Before living on a boat, we definitely worked hard at being environmentally conscious is our life. Moving onto such a small floating home, you’re forced to make even more sustainable choices sometimes based on values, sometimes based on financial reasons. Fuel, shore power, dockage, water filling, all those things become really expensive when you’re living on a boat, so being self sufficient and using natural energy just makes sense.
Who is that adorable puppy on the ship with you? Tell us more!
Our dog's name is Dipper! He’s about two years, we adopted him from a rescue when he was around 5 months. He’s a funny guy, loves swimming and playing in the water (but doesn’t jump in from off the boat), watching dolphins, and barking at boats that go by.
We really enjoy watching your cooking reels on Insta, If you could make any meal on the ship for you and Devon what would it be?
I think the most ideal boat meal would be a rice bowl with fresh fish and veggies. It always is a treat to catch something then prepare/eat it the same day.
Devon, What’s the most adventurous thing you’ve done?
Besides what we’ve done with Moondrift, I traveled to New Zealand to hike the Te Araroa trail in 2018. The Te Araroa is an 1,800 mile trail that goes from the top of the north island to the bottom of the South Island. It goes through dense forests, over volcanos, and huge glacier covered mountains. It even winds down a long river via canoe.
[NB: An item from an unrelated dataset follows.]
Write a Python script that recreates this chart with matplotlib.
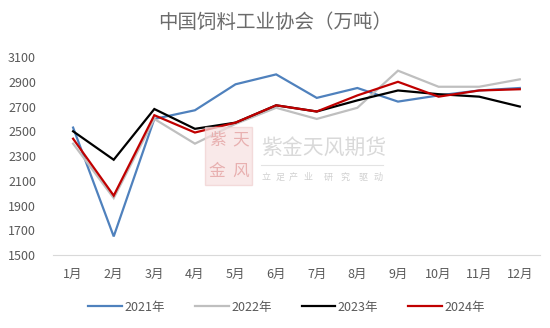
import matplotlib
matplotlib.use('Agg')
import matplotlib.pyplot as plt
from matplotlib.patches import Rectangle

plt.rcParams['font.family'] = ['Noto Sans CJK SC', 'DejaVu Sans']

# Monthly feed output (10k tonnes)
months = ['1月', '2月', '3月', '4月', '5月', '6月', '7月', '8月', '9月', '10月', '11月', '12月']
y2021 = [2530, 1650, 2600, 2670, 2880, 2960, 2770, 2850, 2740, 2790, 2830, 2850]
y2022 = [2400, 1960, 2600, 2400, 2560, 2690, 2600, 2690, 2990, 2860, 2860, 2920]
y2023 = [2500, 2270, 2680, 2520, 2570, 2710, 2660, 2750, 2830, 2800, 2780, 2700]
y2024 = [2440, 1980, 2630, 2490, 2570, 2710, 2660, 2790, 2900, 2780, 2830, 2840]

series = [
    ('2021年', y2021, '#4f81bd'),
    ('2022年', y2022, '#bfbfbf'),
    ('2023年', y2023, '#000000'),
    ('2024年', y2024, '#c00000'),
]

fig = plt.figure(figsize=(5.5, 3.28), dpi=100)
ax = fig.add_axes([0.096, 0.2226, 0.886, 0.6034])

x = range(len(months))
for label, vals, color in series:
    ax.plot(x, vals, color=color, linewidth=1.6, label=label, solid_joinstyle='miter')

ax.set_xlim(-0.5, len(months) - 0.5)
ax.set_ylim(1500, 3100)
ax.set_yticks(range(1500, 3101, 200))
ax.set_xticks(list(x))
ax.set_xticklabels(months)
ax.tick_params(axis='both', length=0, labelsize=9, colors='#595959')
ax.tick_params(axis='x', pad=9)
ax.tick_params(axis='y', pad=12)

for side in ['top', 'right', 'left']:
    ax.spines[side].set_visible(False)
ax.spines['bottom'].set_color('#d9d9d9')

fig.text(0.5, 0.932, '中国饲料工业协会（万吨）', ha='center', va='center',
         fontsize=14, color='#6b6b6b')

# watermark
fig.patches.append(Rectangle((0.373, 0.436), 0.085, 0.177, transform=fig.transFigure,
                             facecolor='#f7e0e0', edgecolor='#f0d0d0', alpha=0.7, zorder=0))
for ch, cx, cy in [('紫', 0.395, 0.572), ('天', 0.437, 0.572),
                   ('金', 0.395, 0.478), ('风', 0.437, 0.478)]:
    fig.text(cx, cy, ch, fontsize=12, color='#e8b0b0', ha='center', va='center')
fig.text(0.474, 0.549, '紫金天风期货', fontsize=15, color='#d9d9d9', ha='left', va='center')
fig.lines.append(plt.Line2D([0.474, 0.697], [0.497, 0.497], transform=fig.transFigure,
                            color='#e3e3e3', linewidth=0.8))
for ch, px in zip('立足产业研究驱动', [266, 280, 293, 308, 328, 345, 363, 378]):
    fig.text(px / 550, 0.46, ch, fontsize=6.5, color='#d0d0d0', ha='center', va='center')

ax.legend(loc='upper center', bbox_to_anchor=(0.48, -0.175), ncol=4, frameon=False,
          fontsize=9, labelcolor='#595959', handlelength=2.7, columnspacing=2.4,
          handletextpad=0.2)

fig.savefig('out.png', dpi=100)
Not only was it wild and beautiful to travel over all of the different terrain, but being on the other side of the world from my family added a layer of homesickness to the adventure that was hard to overcome.
Raine, Where is your favourite harbour?
I’ll always have a soft spot for quiet villages in Midcoast and Northern Maine. Monhegan Island is a favorite, as are Deer Isle/Stonington and Lubec.
If you could only have three personal items each on the ship what would they be?
R: My crochet projects (we’ll count that as one item), my sketchbook, my recipe notebook.
D: My film camera, an instrument that’s not a drum set (right now we have a baritone ukulele and a mandolin), my skateboard.